In the late 70s Perich was already working as a painter, video artist, and photographer for Interview magazine when he began looking for a way to electrify his brushstroke, so to speak.
“Every great artist has his brushstroke,” he says. “Take out Van Gogh’s paint strokes from his paintings and you no longer have a Van Gogh. I wanted to create my own brushstroke — an electric one,” he says.
If You Make It, It Will Paint
From a collection of amplifiers, photocells, and wiring that he acquired in the electronics shops that populated Canal St. at the time, Perich assembled what was essentially a primitive ink jet printer.
A 130-square-foot metal frame supports a machine head that holds an airbrush, or can be adjusted to hold a simple marker. As the painting head runs over a canvas, it applies varying amounts of pressure during a 15-second pass. A bicycle chain supported by a counterweight controls the back and forth motion, and every two passes the head automatically drops down.

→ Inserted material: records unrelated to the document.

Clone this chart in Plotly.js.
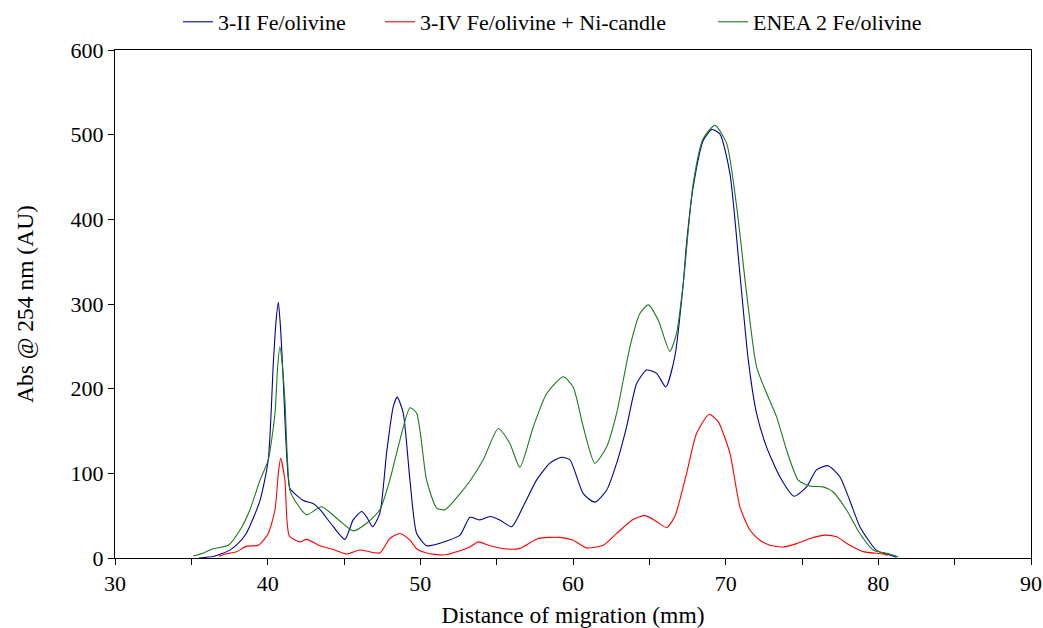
<!DOCTYPE html>
<html>
<head>
<meta charset="utf-8">
<script src="https://cdn.plot.ly/plotly-3.0.1.min.js"></script>
<style>html,body{margin:0;padding:0;background:#fff;}#chart{width:1043px;height:628px;}</style>
</head>
<body>
<div id="chart"></div>
<script>
var seriesNames = ["3-II Fe/olivine", "3-IV Fe/olivine + Ni-candle", "ENEA 2 Fe/olivine"];

var blueX = [35.5, 36.5, 37.5, 38.0, 38.6, 39.5, 40.04, 40.37, 40.55, 40.70, 40.85, 41.02, 41.25, 41.46, 41.9, 42.33, 43.0, 43.43, 44.3, 45.06, 45.6, 46.16, 46.5, 46.88, 47.35, 47.79, 48.23, 48.49, 48.88, 49.32, 49.76, 50.41, 51.0, 51.72, 52.6, 53.25, 53.9, 54.56, 55.2, 55.98, 56.74, 57.61, 58.49, 59.25, 59.8, 60.67, 61.43, 62.2, 62.86, 63.51, 64.17, 64.82, 65.48, 66.08, 66.67, 67.22, 67.44, 67.87, 68.53, 69.08, 69.62, 70.28, 70.93, 71.48, 72.02, 72.68, 73.55, 74.47, 75.3, 75.95, 76.71, 77.48, 78.13, 78.79, 79.88, 80.5, 81.19];
var blueY = [0, 2, 9, 16, 29, 68, 116, 230, 280, 302, 270, 210, 120, 82, 74, 68, 64, 57, 37, 22, 45, 55, 48, 37, 53, 124, 179, 190, 171, 92, 29, 14.5, 16, 20, 27, 48, 45, 49, 45, 37, 61, 92, 112, 119, 116, 76, 66, 80, 112, 155, 206, 222, 218, 202, 238, 324, 372, 438, 493, 506, 501, 454, 336, 234, 171, 131, 96, 73, 84, 104, 109, 96, 68, 37, 9, 5, 1];

var redX = [36.8, 37.31, 37.97, 38.62, 39.38, 40.04, 40.48, 40.7, 40.85, 41.13, 41.42, 42.11, 42.55, 43.43, 44.3, 45.17, 46.05, 47.35, 48.0, 48.66, 49.32, 49.76, 50.41, 51.5, 52.6, 53.25, 53.79, 54.56, 55.65, 56.52, 57.72, 59.14, 60.01, 60.89, 61.98, 62.86, 63.95, 64.71, 65.48, 66.13, 66.67, 67.44, 68.09, 68.92, 69.51, 70.28, 70.93, 71.59, 72.24, 72.9, 73.77, 74.64, 75.52, 76.5, 77.26, 78.13, 79.0, 80.31, 80.6];
var redY = [2, 5, 7.5, 14, 15, 29, 57, 100, 117.7, 92, 26, 19, 22, 14.5, 10, 4.7, 9.4, 6, 23, 29, 21, 11, 6, 3.5, 8.6, 13, 19, 14.5, 10.6, 11.4, 23, 24.4, 21, 12, 15, 29, 45.7, 50, 43, 35.8, 49, 100, 147, 169.7, 161, 123.6, 60.6, 33, 21, 15, 13, 17, 23, 27, 25, 15, 7.5, 4.7, 3];

var greenX = [35.13, 35.8, 36.44, 37.42, 38.19, 38.84, 39.5, 40.04, 40.48, 40.65, 40.8, 40.95, 41.13, 41.46, 41.9, 42.55, 43.53, 44.52, 45.61, 46.48, 47.35, 48.0, 48.66, 49.32, 49.76, 50.41, 51.07, 51.61, 52.6, 53.25, 54.12, 55.1, 55.87, 56.52, 57.4, 58.27, 59.36, 60.01, 60.67, 61.43, 62.2, 62.86, 63.73, 64.39, 64.93, 65.58, 66.34, 66.78, 67.22, 67.87, 68.53, 69.3, 70.06, 70.72, 71.37, 72.02, 72.68, 73.33, 73.99, 74.75, 75.52, 76.39, 77.04, 77.91, 78.79, 79.66, 80.75, 81.3];
var greenY = [2.4, 6, 11, 15, 33, 57, 92, 116, 171, 225, 249.5, 230, 187, 80, 64.6, 51, 60.6, 47, 32, 41, 57, 92, 139, 177.5, 171, 92, 59, 57, 76, 91, 116, 153, 135, 107, 155, 194, 214, 202, 155, 112, 131, 171, 249.5, 289, 299, 281, 244, 265, 324, 442, 495.5, 511, 490, 415, 312.5, 226, 194.5, 167, 127.5, 92, 85, 84, 78, 57, 29, 9.5, 4.7, 1.5];

var xTickVals = [30, 40, 50, 60, 70, 80, 90];
var yTickVals = [0, 100, 200, 300, 400, 500, 600];

var serif = 'Liberation Serif';
var traces = [
  {x: blueX, y: blueY, name: seriesNames[0], legend: 'legend', type: 'scatter', mode: 'lines', line: {color: '#00009c', width: 1.1, shape: 'spline', smoothing: 0.6}},
  {x: redX, y: redY, name: seriesNames[1], legend: 'legend2', type: 'scatter', mode: 'lines', line: {color: '#ff0000', width: 1.1, shape: 'spline', smoothing: 0.6}},
  {x: greenX, y: greenY, name: seriesNames[2], legend: 'legend3', type: 'scatter', mode: 'lines', line: {color: '#1a7a1a', width: 1.1, shape: 'spline', smoothing: 0.6}}
];

function legendAt(xp) {
  return {orientation: 'h', x: xp, xanchor: 'left', y: 0.965, yref: 'container', yanchor: 'middle',
          font: {family: serif, size: 22, color: '#000'}, itemwidth: 30, bgcolor: 'rgba(0,0,0,0)', borderwidth: 0};
}

var layout = {
  width: 1043, height: 628,
  margin: {l: 115, r: 12, t: 50, b: 70},
  paper_bgcolor: '#fff', plot_bgcolor: '#fff',
  font: {family: serif, size: 22, color: '#000'},
  showlegend: true,
  legend: legendAt(0.0688),
  legend2: legendAt(0.2893),
  legend3: legendAt(0.6528),
  xaxis: {
    range: [30, 90], tickvals: xTickVals, ticktext: xTickVals.map(String),
    ticks: 'outside', ticklen: 6, tickwidth: 1, tickcolor: '#000',
    minor: {dtick: 5, tick0: 30, ticks: 'outside', ticklen: 6, tickwidth: 1, tickcolor: '#000', showgrid: false},
    showgrid: false, zeroline: false, showline: true, linecolor: '#000', linewidth: 1, mirror: true,
    tickfont: {family: serif, size: 22}, automargin: false,
    title: {text: 'Distance of migration (mm)', font: {family: serif, size: 23.5}, standoff: 12}
  },
  yaxis: {
    range: [0, 600], tickvals: yTickVals, ticktext: yTickVals.map(String),
    ticks: 'outside', ticklen: 6, tickwidth: 1, tickcolor: '#000',
    showgrid: false, zeroline: false, showline: true, linecolor: '#000', linewidth: 1, mirror: true,
    tickfont: {family: serif, size: 22}, automargin: false,
    title: {text: 'Abs @ 254 nm (AU)', font: {family: serif, size: 23.5}, standoff: 30}
  }
};

Plotly.newPlot('chart', traces, layout, {displayModeBar: false, staticPlot: true});
</script>
</body>
</html>
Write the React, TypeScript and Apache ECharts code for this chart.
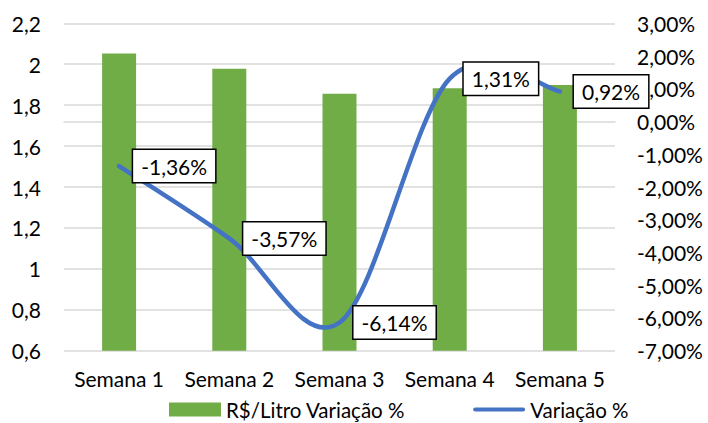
import React, { useEffect, useRef } from "react";
import * as echarts from "echarts";

const categories = ["Semana 1", "Semana 2", "Semana 3", "Semana 4", "Semana 5"];
const precoLitro = [2.053, 1.978, 1.856, 1.882, 1.898];
const variacao = [-1.36, -3.57, -6.14, 1.31, 0.92];
const seriesNames = ["R$/Litro Variação %", "Variação %"];

const FONT = "Lato";
const FS = 21;
const fmtLeft = (v: number) => String(parseFloat(v.toFixed(1))).replace(".", ",");
const fmtPct = (v: number) => v.toFixed(2).replace(".", ",") + "%";

const LINE_ICON =
  "path://M0,0 L0.01,0 L0.01,0.01 Z M2,4.8 L54,4.8 A2.2,2.2 0 0 1 54,9.2 L2,9.2 A2.2,2.2 0 0 1 2,4.8 Z M0,14 L0.01,14 L0.01,13.99 Z";

export default function App() {
  const ref = useRef<HTMLDivElement>(null);
  useEffect(() => {
    document.body.style.margin = "0";
    const chart = echarts.init(ref.current!, null, { renderer: "svg" });
    chart.setOption({
      animation: false,
      textStyle: { fontFamily: FONT },
      grid: { left: 64, right: 93, top: 23.3, bottom: 72.3, containLabel: false },
      legend: {
        left: 169,
        top: 399,
        padding: 0,
        itemWidth: 52,
        itemHeight: 14,
        itemGap: 68,
        textStyle: { fontFamily: FONT, fontSize: 20.5, color: "#000", lineHeight: 18 },
        data: [
          { name: seriesNames[0], icon: "rect" },
          { name: seriesNames[1], icon: LINE_ICON, itemStyle: { color: "#4472C4", borderWidth: 0 } },
        ],
      },
      xAxis: {
        type: "category",
        data: categories,
        axisLine: { show: true, lineStyle: { color: "#d9d9d9", width: 1.5 } },
        axisTick: { show: false },
        axisLabel: { color: "#000", fontSize: FS, fontFamily: FONT, margin: 17, interval: 0 },
      },
      yAxis: [
        {
          type: "value",
          min: 0.6,
          max: 2.2,
          interval: 0.2,
          axisLine: { show: false },
          axisTick: { show: false },
          splitLine: { lineStyle: { color: "#d9d9d9", width: 1.5 } },
          axisLabel: { color: "#000", fontSize: FS, fontFamily: FONT, margin: 23, formatter: fmtLeft },
        },
        {
          type: "value",
          min: -7,
          max: 3,
          interval: 1,
          axisLine: { show: false },
          axisTick: { show: false },
          splitLine: { show: false },
          axisLabel: { color: "#000", fontSize: FS, fontFamily: FONT, margin: 22, formatter: fmtPct },
        },
      ],
      series: [
        {
          name: seriesNames[0],
          type: "bar",
          data: precoLitro,
          barWidth: 34,
          itemStyle: { color: "#70AD47" },
        },
        {
          name: "curva",
          type: "custom",
          yAxisIndex: 1,
          data: variacao,
          z: 4,
          silent: true,
          renderItem: (params: any, api: any) => {
            if (params.dataIndex !== 0) return null;
            const p = variacao.map((v, i) => api.coord([i, v]));
            const n = p.length;
            const g = (i: number) => p[Math.max(0, Math.min(n - 1, i))];
            let d = `M${p[0][0]},${p[0][1]}`;
            for (let i = 0; i < n - 1; i++) {
              const a = g(i - 1), b = g(i), c = g(i + 1), e = g(i + 2);
              const c1x = b[0] + (c[0] - a[0]) / 6;
              const c1y = b[1] + (c[1] - a[1]) / 6;
              const c2x = c[0] - (e[0] - b[0]) / 6;
              const c2y = c[1] - (e[1] - b[1]) / 6;
              d += ` C${c1x},${c1y} ${c2x},${c2y} ${c[0]},${c[1]}`;
            }
            return {
              type: "path",
              shape: { pathData: d },
              style: { fill: "none", stroke: "#4472C4", lineWidth: 4.5, lineCap: "round", lineJoin: "round" },
            };
          },
        },
        {
          name: seriesNames[1],
          type: "line",
          yAxisIndex: 1,
          data: variacao,
          symbol: "circle",
          symbolSize: 0.1,
          z: 6,
          lineStyle: { width: 0, opacity: 0 },
          itemStyle: { color: "#4472C4" },
          label: {
            show: true,
            position: "right",
            distance: 14,
            formatter: (p: any) => fmtPct(p.value),
            color: "#000",
            fontFamily: FONT,
            fontSize: FS,
            backgroundColor: "#fff",
            borderColor: "#000",
            borderWidth: 1.5,
            padding: [6, 8, 5, 8],
          },
        },
      ],
    });
    return () => chart.dispose();
  }, []);
  return <div ref={ref} style={{ position: "absolute", left: 0, top: 0, width: 708, height: 423 }} />;
}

The machine applies pressure to mark the canvas, either by pushing the marker against it, or by signaling the airbrush compressor to release. The pressure can be controlled manually or automatically, as can the colors choice.
To manually control the painting, Perich uses a control panel that is a cross between a color palette and a switchboard, comprised of five buttons and a set of corresponding lights connected by wiring to the moving paint head.
But Perich creates many of his electric paintings automatically, by projecting his own photography onto a canvas and directing the machine to paint it. A photocell in the head senses gradations of light, and relays this information to the switchboard, which controls airbrush pressure. The machine can replicate the image by breaking it down into areas of shadow and light and increasing pressure correspondingly.
Everyone Makes Mistakes
As with any technology, the painting machine is not immune to breakdowns. “I’ve had to make many adjustments over the years,” Perich acknowledges, pointing to a rubber band holding the photocell in place.
But unlike users of modern ink jet printers, Perich appreciates the imperfections. For instance, the printer head has been known to drop down too far between passes. “It will drift down the canvas,” he says, which creates a visible squiggle of paint across the work. “But those are the things I love,” he says. “These mistakes, they give something extra to the painting.”
That being said, Perich is quick to point out that the machine is not part of the art. “My painting machine is an instrument, like a musician who uses a piano or an organ. The air vibrates through the airbrush in the same way that air vibrates in organ pipes. The machine is a tool for painting,” he says.
“I rather like that as everyone’s been moving towards high-resolution images, I’ve been going to the other extreme,” Perich says. “But it is important sometimes,” he says with a smile, as he points to a side table, on which sits a large, industrial-quality printer. He bought it recently, to print out the photographs that he has taken over his career.
In addition to his paintings, Anton Perich works with video, photography, and poetry. Since 1978, he has published Night, an art and culture magazine. His first showing of electric paintings was at the Tony Shafrazi Gallery in New York in 1979, and he continues to show his paintings, video, and photography in New York and Europe.